There’s something sacred about the notes that never see the light of day. One day, while clearing out my photos, notes, and even messages in hopes of making some space for storage, I stumbled upon the quiet chaos that I had forgotten I carried. All of it—the notes written at 3 AM, the messages still waiting to be sent, and the poems and prose I almost published but hesitated to do so—silently stored in the depths of my phone, waiting to be rediscovered. In hopes of trying to meet and know more about the version of me who once typed her heart out into these drafts, I read them all.
Some of them were too soft, too fragile to survive outside the safety of my solitude. There were a lot of long essays for every heartache I tried to bury. My phone contained words I always wanted to say but never did, passing on chances I was presented with all because I was afraid. I’ve typed several paragraphs of messages for people who will never get to read them, vague one-liner entries that only make sense to me, and poems that remain unfinished.
Others were too loud, too sharp, too angry, too bruised. And instead of lashing out at the world because of a pain I haven’t learned how to express kindly, I wrote them down. All of these, I wrote while too consumed in the heat of the moment. However, funnily enough, they were also forgotten by the morning. Tucked away by the rising sun, like a bruise that faded before anyone noticed. It was a secret, a short moment of vulnerability I only needed to tell once to my phone, not the world.

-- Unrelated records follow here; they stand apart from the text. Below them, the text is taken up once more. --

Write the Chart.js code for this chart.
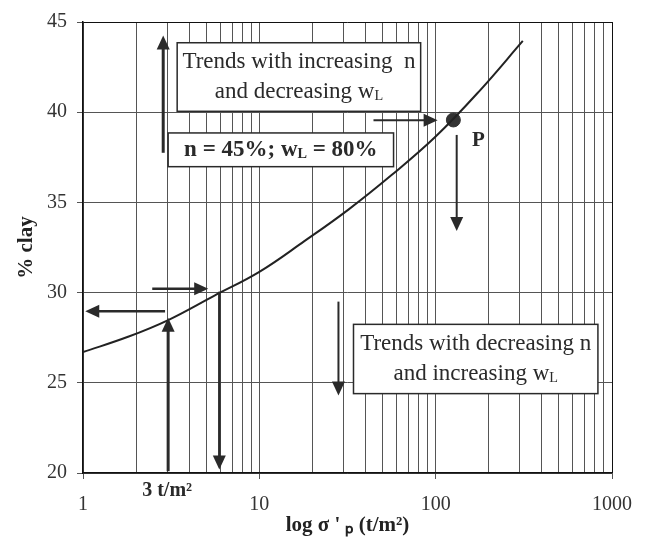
<!DOCTYPE html>
<html>
<head>
<meta charset="utf-8">
<script src="https://cdn.jsdelivr.net/npm/chart.js@4.4.1/dist/chart.umd.min.js"></script>
<style>
  html, body { margin: 0; padding: 0; background: #fff; }
</style>
</head>
<body>
<canvas id="clayChart" width="651" height="543"></canvas>
<script>
// values
var stressValues = [1, 1.8, 3, 5.6, 10, 18, 32, 56, 100, 178, 312];
var clayValues = [26.7, 27.55, 28.45, 29.85, 31.15, 32.85, 34.6, 36.5, 38.65, 41.2, 43.95];
var pointP = [126, 39.57];
var xTickLabels = [1, 10, 100, 1000];
var yTickValues = [20, 25, 30, 35, 40, 45];

var SERIF = "'Liberation Serif', 'Times New Roman', serif";
var INK = '#2a2a2a';

// annotation layout (data coordinates)
var boxes = [
  { x1: 3.42, x2: 82.2, y1: 43.85, y2: 40.05, bold: false, size: 23,
    lines: [[['Trends with increasing  n']], [['and decreasing w'], ['L', true]]] },
  { x1: 3.04, x2: 57.7, y1: 38.85, y2: 36.98, bold: true, size: 23,
    lines: [[['n = 45%; w'], ['L', true], [' = 80%']]] },
  { x1: 34.2, x2: 832, y1: 28.24, y2: 24.4, bold: false, size: 23,
    lines: [[['Trends with decreasing n']], [['and increasing w'], ['L', true]]] }
];
var arrows = [
  { from: [2.85, 37.75], to: [2.85, 44.25], w: 3 },
  { from: [44.4, 39.56], to: [102.6, 39.56], w: 2 },
  { from: [131.6, 38.74], to: [131.6, 33.41], w: 2 },
  { from: [2.92, 28.96], to: [1.03, 28.96], w: 2.5 },
  { from: [3.04, 20.1], to: [3.04, 28.6], w: 3 },
  { from: [2.47, 30.22], to: [5.13, 30.22], w: 2.5 },
  { from: [5.93, 30.05], to: [5.93, 20.2], w: 2.5 },
  { from: [28.1, 29.5], to: [28.1, 24.3], w: 2 }
];

function runsWidth(ctx, runs, size, bold) {
  var w = 0;
  runs.forEach(function (r) {
    var s = r[1] ? size * 0.62 : size;
    ctx.font = (bold ? 'bold ' : '') + s + 'px ' + SERIF;
    w += ctx.measureText(r[0]).width;
  });
  return w;
}

function drawRuns(ctx, runs, cx, cy, size, bold) {
  var x = cx - runsWidth(ctx, runs, size, bold) / 2;
  ctx.textAlign = 'left';
  ctx.textBaseline = 'middle';
  runs.forEach(function (r) {
    var s = r[1] ? size * 0.62 : size;
    ctx.font = (bold ? 'bold ' : '') + s + 'px ' + SERIF;
    ctx.fillText(r[0], x, r[1] ? cy + size * 0.18 : cy);
    x += ctx.measureText(r[0]).width;
  });
}

var annotationPlugin = {
  id: 'annotations',
  afterDatasetsDraw: function (chart) {
    var ctx = chart.ctx;
    var xs = chart.scales.x, ys = chart.scales.y;
    ctx.save();

    boxes.forEach(function (b) {
      var l = xs.getPixelForValue(b.x1), r = xs.getPixelForValue(b.x2);
      var t = ys.getPixelForValue(b.y1), btm = ys.getPixelForValue(b.y2);
      ctx.fillStyle = '#fff';
      ctx.fillRect(l, t, r - l, btm - t);
      ctx.strokeStyle = INK;
      ctx.lineWidth = 1.5;
      ctx.strokeRect(l, t, r - l, btm - t);
      ctx.fillStyle = INK;
      var cy = (t + btm) / 2;
      var n = b.lines.length;
      b.lines.forEach(function (runs, i) {
        drawRuns(ctx, runs, (l + r) / 2, cy + (i - (n - 1) / 2) * 30, b.size, b.bold);
      });
    });

    ctx.strokeStyle = INK;
    ctx.fillStyle = INK;
    arrows.forEach(function (a) {
      var x0 = xs.getPixelForValue(a.from[0]), y0 = ys.getPixelForValue(a.from[1]);
      var x1 = xs.getPixelForValue(a.to[0]), y1 = ys.getPixelForValue(a.to[1]);
      var ang = Math.atan2(y1 - y0, x1 - x0);
      var hl = 14, hw = 6.5;
      ctx.lineWidth = a.w;
      ctx.beginPath();
      ctx.moveTo(x0, y0);
      ctx.lineTo(x1 - Math.cos(ang) * hl * 0.8, y1 - Math.sin(ang) * hl * 0.8);
      ctx.stroke();
      ctx.beginPath();
      ctx.moveTo(x1, y1);
      ctx.lineTo(x1 - Math.cos(ang) * hl - Math.sin(ang) * hw, y1 - Math.sin(ang) * hl + Math.cos(ang) * hw);
      ctx.lineTo(x1 - Math.cos(ang) * hl + Math.sin(ang) * hw, y1 - Math.sin(ang) * hl - Math.cos(ang) * hw);
      ctx.closePath();
      ctx.fill();
    });

    ctx.fillStyle = INK;
    ctx.textAlign = 'center';
    ctx.textBaseline = 'middle';
    ctx.font = 'bold 21px ' + SERIF;
    ctx.fillText('P', xs.getPixelForValue(175), ys.getPixelForValue(38.4));
    ctx.font = 'bold 20px ' + SERIF;
    ctx.fillText('3 t/m²', xs.getPixelForValue(3), chart.chartArea.bottom + 18);
    ctx.restore();
  }
};

var ctx = document.getElementById('clayChart').getContext('2d');
var clayChart = new Chart(ctx, {
  type: 'line',
  data: {
    datasets: [{
      label: '% clay',
      data: stressValues.map(function (s, i) { return { x: s, y: clayValues[i] }; }),
      borderColor: '#222',
      borderWidth: 2,
      pointRadius: 0,
      tension: 0.4,
      fill: false
    }, {
      label: 'P',
      data: [{ x: pointP[0], y: pointP[1] }],
      showLine: false,
      pointRadius: 7,
      pointBackgroundColor: '#333',
      pointBorderColor: '#333'
    }]
  },
  options: {
    responsive: false,
    animation: false,
    layout: { padding: { top: 16, right: 39, left: 0, bottom: 0 } },
    plugins: {
      legend: { display: false },
      tooltip: { enabled: false }
    },
    scales: {
      x: {
        type: 'logarithmic',
        min: 1,
        max: 1000,
        afterBuildTicks: function (scale) {
          scale.ticks = scale.ticks.filter(function (t) {
            var m = t.value / Math.pow(10, Math.floor(Math.log10(t.value) + 1e-9));
            return Math.abs(m - Math.round(m)) < 1e-6;
          });
        },
        afterFit: function (scale) { scale.height = 70; },
        border: { color: '#111', width: 1.5 },
        grid: {
          color: function (c) { return c.tick && c.tick.value === 1000 ? '#111' : '#555'; },
          lineWidth: 1,
          tickLength: 6,
          tickColor: function (c) {
            return c.tick && xTickLabels.indexOf(c.tick.value) >= 0 ? '#555' : 'rgba(0,0,0,0)';
          }
        },
        ticks: {
          autoSkip: false,
          maxRotation: 0,
          padding: 14,
          color: '#333',
          font: { family: SERIF, size: 20 },
          callback: function (v) { return xTickLabels.indexOf(v) >= 0 ? String(v) : ''; }
        },
        title: {
          display: true,
          text: "log σ ' ₚ (t/m²)",
          color: '#222',
          font: { family: SERIF, size: 21, weight: 'bold' },
          padding: { top: 0, bottom: 5 }
        }
      },
      y: {
        min: 20,
        max: 45,
        afterBuildTicks: function (scale) {
          scale.ticks = yTickValues.map(function (v) { return { value: v }; });
        },
        afterFit: function (scale) { scale.width = 83; },
        border: { color: '#111', width: 1.5 },
        grid: {
          color: function (c) { return c.tick && c.tick.value === 45 ? '#111' : '#555'; },
          lineWidth: 1,
          tickLength: 6,
          tickColor: '#555'
        },
        ticks: {
          padding: 10,
          color: '#333',
          font: { family: SERIF, size: 20 }
        },
        title: {
          display: true,
          text: '% clay',
          color: '#222',
          font: { family: SERIF, size: 21, weight: 'bold' },
          padding: { top: 14, bottom: 0 }
        }
      }
    }
  },
  plugins: [annotationPlugin]
});
</script>
</body>
</html>
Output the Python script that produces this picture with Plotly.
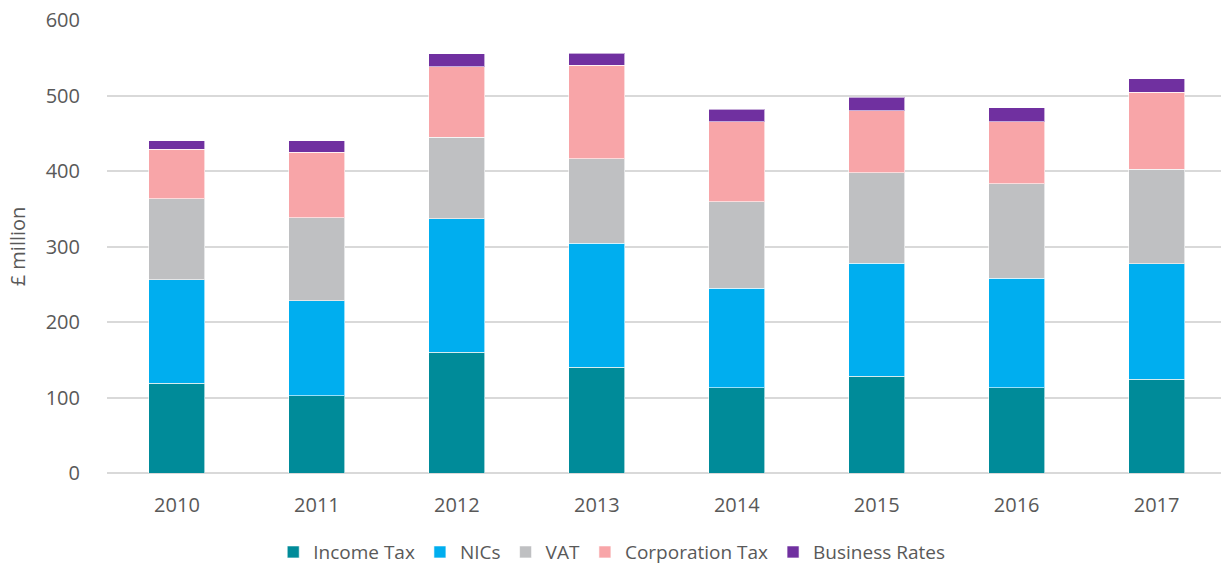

There’s a strange kind of honesty in the things that remain unsent, unposted, unshared. Maybe because when we write without an audience in mind, we gain more courage in expressing ourselves. We find it easier to tell the truth more honestly and bravely.
And that’s what makes the drafts so beautiful. Maybe this is a love letter to the drafts. To the words that never made it to the outside world but somehow held my world together. A quiet tribute to every fleeting thought, every raw emotion translated into words, and every private entry that helped me sail a storm I didn’t tell anyone about.
So here’s to the drafts—the witness to all our hidden chaos, our softness, our anger, and even our healing. They may never make it to the timelines and stories, but they are there when we need a space not to perform and impress, but simply to feel and be real. And maybe, that’s all we ever really need—to be seen by ourselves, even when no one else is watching.